■ **Problem statement**
Go through the material and write it all out exactly, minus the pictures.

↓↓↓

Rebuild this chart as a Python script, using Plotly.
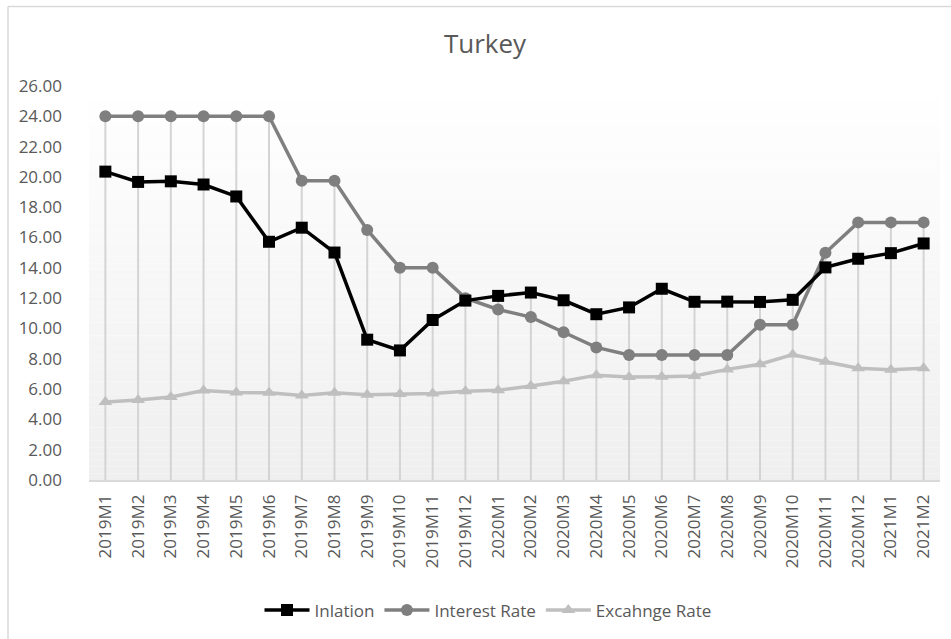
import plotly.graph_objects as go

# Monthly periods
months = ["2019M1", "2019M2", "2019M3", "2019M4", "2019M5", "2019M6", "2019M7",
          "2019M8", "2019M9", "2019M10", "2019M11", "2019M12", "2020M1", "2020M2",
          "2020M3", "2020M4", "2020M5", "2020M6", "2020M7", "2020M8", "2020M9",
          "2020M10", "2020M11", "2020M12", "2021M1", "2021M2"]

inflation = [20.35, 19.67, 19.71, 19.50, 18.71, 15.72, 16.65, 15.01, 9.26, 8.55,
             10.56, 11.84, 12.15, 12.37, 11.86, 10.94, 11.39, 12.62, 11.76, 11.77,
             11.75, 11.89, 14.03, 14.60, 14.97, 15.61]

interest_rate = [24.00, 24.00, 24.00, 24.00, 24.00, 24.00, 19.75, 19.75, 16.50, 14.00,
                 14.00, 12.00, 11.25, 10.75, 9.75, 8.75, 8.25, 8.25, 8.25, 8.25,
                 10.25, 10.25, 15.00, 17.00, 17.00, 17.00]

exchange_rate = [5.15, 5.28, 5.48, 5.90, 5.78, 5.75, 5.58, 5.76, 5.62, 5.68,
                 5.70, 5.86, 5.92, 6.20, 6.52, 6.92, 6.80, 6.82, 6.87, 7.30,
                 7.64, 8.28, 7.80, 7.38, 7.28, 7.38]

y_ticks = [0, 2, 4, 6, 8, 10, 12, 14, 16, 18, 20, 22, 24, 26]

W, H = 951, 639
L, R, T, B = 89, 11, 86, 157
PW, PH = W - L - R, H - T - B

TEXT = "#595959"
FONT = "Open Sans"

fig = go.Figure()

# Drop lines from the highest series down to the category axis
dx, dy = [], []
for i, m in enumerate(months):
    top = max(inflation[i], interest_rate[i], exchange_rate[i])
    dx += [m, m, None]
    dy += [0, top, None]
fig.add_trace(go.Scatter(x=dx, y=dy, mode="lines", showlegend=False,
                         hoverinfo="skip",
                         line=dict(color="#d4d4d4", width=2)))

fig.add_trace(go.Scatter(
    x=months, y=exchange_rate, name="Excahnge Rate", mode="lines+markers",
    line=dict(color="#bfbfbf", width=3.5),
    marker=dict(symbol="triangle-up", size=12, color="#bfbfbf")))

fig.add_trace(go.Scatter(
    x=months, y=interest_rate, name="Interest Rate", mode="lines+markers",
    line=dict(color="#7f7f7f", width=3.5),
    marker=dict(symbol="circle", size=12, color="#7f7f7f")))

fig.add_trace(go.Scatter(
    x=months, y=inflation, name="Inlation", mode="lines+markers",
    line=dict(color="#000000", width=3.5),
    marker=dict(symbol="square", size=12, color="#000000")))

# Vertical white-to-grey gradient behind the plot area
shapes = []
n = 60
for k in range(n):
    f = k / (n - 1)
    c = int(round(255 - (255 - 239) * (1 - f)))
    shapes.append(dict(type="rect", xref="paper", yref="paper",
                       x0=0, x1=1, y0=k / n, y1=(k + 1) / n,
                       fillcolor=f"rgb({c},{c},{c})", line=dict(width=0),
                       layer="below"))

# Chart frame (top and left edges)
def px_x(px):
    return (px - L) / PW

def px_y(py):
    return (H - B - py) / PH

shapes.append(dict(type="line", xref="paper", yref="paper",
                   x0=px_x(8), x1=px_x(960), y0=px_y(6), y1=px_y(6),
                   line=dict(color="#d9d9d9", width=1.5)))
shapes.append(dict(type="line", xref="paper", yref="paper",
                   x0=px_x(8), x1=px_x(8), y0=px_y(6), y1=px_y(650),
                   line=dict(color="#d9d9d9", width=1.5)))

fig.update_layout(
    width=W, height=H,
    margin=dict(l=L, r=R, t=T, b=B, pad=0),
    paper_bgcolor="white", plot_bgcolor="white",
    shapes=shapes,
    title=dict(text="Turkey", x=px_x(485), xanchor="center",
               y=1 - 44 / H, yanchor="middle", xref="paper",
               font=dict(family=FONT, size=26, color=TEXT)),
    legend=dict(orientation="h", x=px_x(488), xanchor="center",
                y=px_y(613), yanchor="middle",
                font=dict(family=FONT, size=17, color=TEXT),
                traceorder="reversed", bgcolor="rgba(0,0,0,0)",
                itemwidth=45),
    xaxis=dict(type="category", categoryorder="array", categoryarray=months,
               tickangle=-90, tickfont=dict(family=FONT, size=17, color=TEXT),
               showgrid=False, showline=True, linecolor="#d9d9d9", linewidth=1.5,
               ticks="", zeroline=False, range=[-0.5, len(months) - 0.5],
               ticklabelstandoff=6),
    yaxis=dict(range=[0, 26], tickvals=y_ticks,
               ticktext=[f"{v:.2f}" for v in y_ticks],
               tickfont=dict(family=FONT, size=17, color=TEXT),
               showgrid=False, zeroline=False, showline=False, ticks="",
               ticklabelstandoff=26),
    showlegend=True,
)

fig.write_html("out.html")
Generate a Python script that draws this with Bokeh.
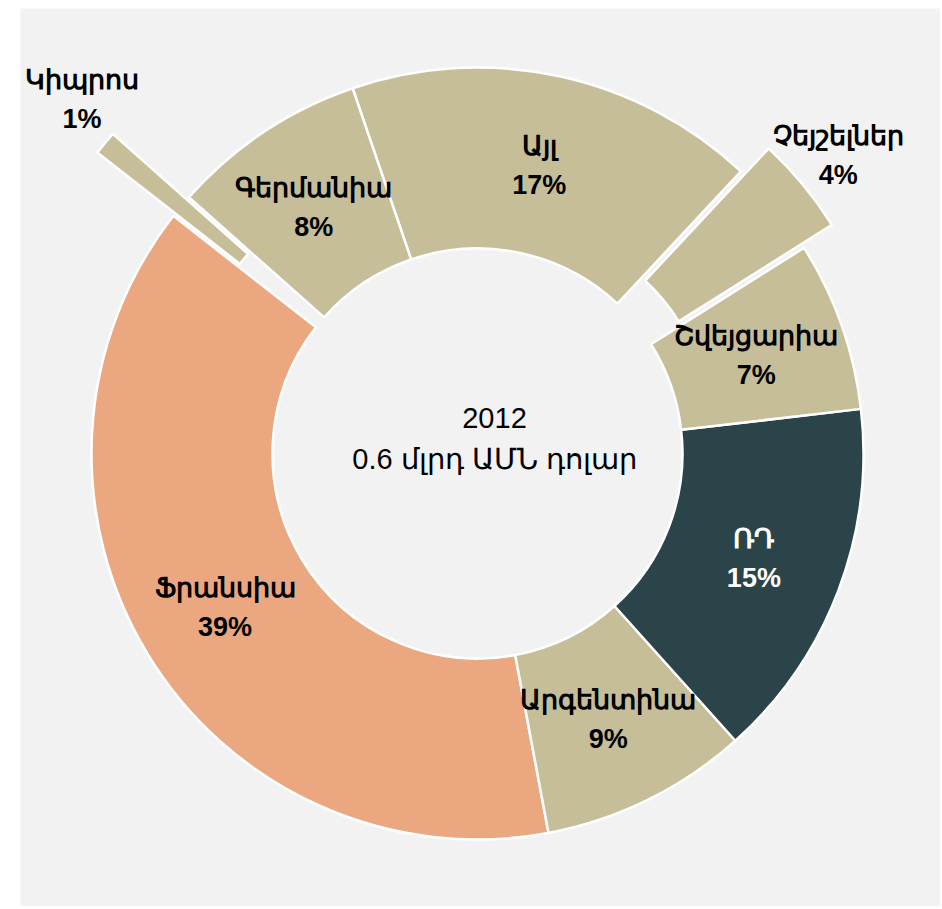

↑↑↑

■ **Answer to the exercise**
Rebuild this chart as a Python script, using Plotly.
import plotly.graph_objects as go

# Monthly periods
months = ["2019M1", "2019M2", "2019M3", "2019M4", "2019M5", "2019M6", "2019M7",
          "2019M8", "2019M9", "2019M10", "2019M11", "2019M12", "2020M1", "2020M2",
          "2020M3", "2020M4", "2020M5", "2020M6", "2020M7", "2020M8", "2020M9",
          "2020M10", "2020M11", "2020M12", "2021M1", "2021M2"]

inflation = [20.35, 19.67, 19.71, 19.50, 18.71, 15.72, 16.65, 15.01, 9.26, 8.55,
             10.56, 11.84, 12.15, 12.37, 11.86, 10.94, 11.39, 12.62, 11.76, 11.77,
             11.75, 11.89, 14.03, 14.60, 14.97, 15.61]

interest_rate = [24.00, 24.00, 24.00, 24.00, 24.00, 24.00, 19.75, 19.75, 16.50, 14.00,
                 14.00, 12.00, 11.25, 10.75, 9.75, 8.75, 8.25, 8.25, 8.25, 8.25,
                 10.25, 10.25, 15.00, 17.00, 17.00, 17.00]

exchange_rate = [5.15, 5.28, 5.48, 5.90, 5.78, 5.75, 5.58, 5.76, 5.62, 5.68,
                 5.70, 5.86, 5.92, 6.20, 6.52, 6.92, 6.80, 6.82, 6.87, 7.30,
                 7.64, 8.28, 7.80, 7.38, 7.28, 7.38]

y_ticks = [0, 2, 4, 6, 8, 10, 12, 14, 16, 18, 20, 22, 24, 26]

W, H = 951, 639
L, R, T, B = 89, 11, 86, 157
PW, PH = W - L - R, H - T - B

TEXT = "#595959"
FONT = "Open Sans"

fig = go.Figure()

# Drop lines from the highest series down to the category axis
dx, dy = [], []
for i, m in enumerate(months):
    top = max(inflation[i], interest_rate[i], exchange_rate[i])
    dx += [m, m, None]
    dy += [0, top, None]
fig.add_trace(go.Scatter(x=dx, y=dy, mode="lines", showlegend=False,
                         hoverinfo="skip",
                         line=dict(color="#d4d4d4", width=2)))

fig.add_trace(go.Scatter(
    x=months, y=exchange_rate, name="Excahnge Rate", mode="lines+markers",
    line=dict(color="#bfbfbf", width=3.5),
    marker=dict(symbol="triangle-up", size=12, color="#bfbfbf")))

fig.add_trace(go.Scatter(
    x=months, y=interest_rate, name="Interest Rate", mode="lines+markers",
    line=dict(color="#7f7f7f", width=3.5),
    marker=dict(symbol="circle", size=12, color="#7f7f7f")))

fig.add_trace(go.Scatter(
    x=months, y=inflation, name="Inlation", mode="lines+markers",
    line=dict(color="#000000", width=3.5),
    marker=dict(symbol="square", size=12, color="#000000")))

# Vertical white-to-grey gradient behind the plot area
shapes = []
n = 60
for k in range(n):
    f = k / (n - 1)
    c = int(round(255 - (255 - 239) * (1 - f)))
    shapes.append(dict(type="rect", xref="paper", yref="paper",
                       x0=0, x1=1, y0=k / n, y1=(k + 1) / n,
                       fillcolor=f"rgb({c},{c},{c})", line=dict(width=0),
                       layer="below"))

# Chart frame (top and left edges)
def px_x(px):
    return (px - L) / PW

def px_y(py):
    return (H - B - py) / PH

shapes.append(dict(type="line", xref="paper", yref="paper",
                   x0=px_x(8), x1=px_x(960), y0=px_y(6), y1=px_y(6),
                   line=dict(color="#d9d9d9", width=1.5)))
shapes.append(dict(type="line", xref="paper", yref="paper",
                   x0=px_x(8), x1=px_x(8), y0=px_y(6), y1=px_y(650),
                   line=dict(color="#d9d9d9", width=1.5)))

fig.update_layout(
    width=W, height=H,
    margin=dict(l=L, r=R, t=T, b=B, pad=0),
    paper_bgcolor="white", plot_bgcolor="white",
    shapes=shapes,
    title=dict(text="Turkey", x=px_x(485), xanchor="center",
               y=1 - 44 / H, yanchor="middle", xref="paper",
               font=dict(family=FONT, size=26, color=TEXT)),
    legend=dict(orientation="h", x=px_x(488), xanchor="center",
                y=px_y(613), yanchor="middle",
                font=dict(family=FONT, size=17, color=TEXT),
                traceorder="reversed", bgcolor="rgba(0,0,0,0)",
                itemwidth=45),
    xaxis=dict(type="category", categoryorder="array", categoryarray=months,
               tickangle=-90, tickfont=dict(family=FONT, size=17, color=TEXT),
               showgrid=False, showline=True, linecolor="#d9d9d9", linewidth=1.5,
               ticks="", zeroline=False, range=[-0.5, len(months) - 0.5],
               ticklabelstandoff=6),
    yaxis=dict(range=[0, 26], tickvals=y_ticks,
               ticktext=[f"{v:.2f}" for v in y_ticks],
               tickfont=dict(family=FONT, size=17, color=TEXT),
               showgrid=False, zeroline=False, showline=False, ticks="",
               ticklabelstandoff=26),
    showlegend=True,
)

fig.write_html("out.html")
Generate a Python script that draws this with Bokeh.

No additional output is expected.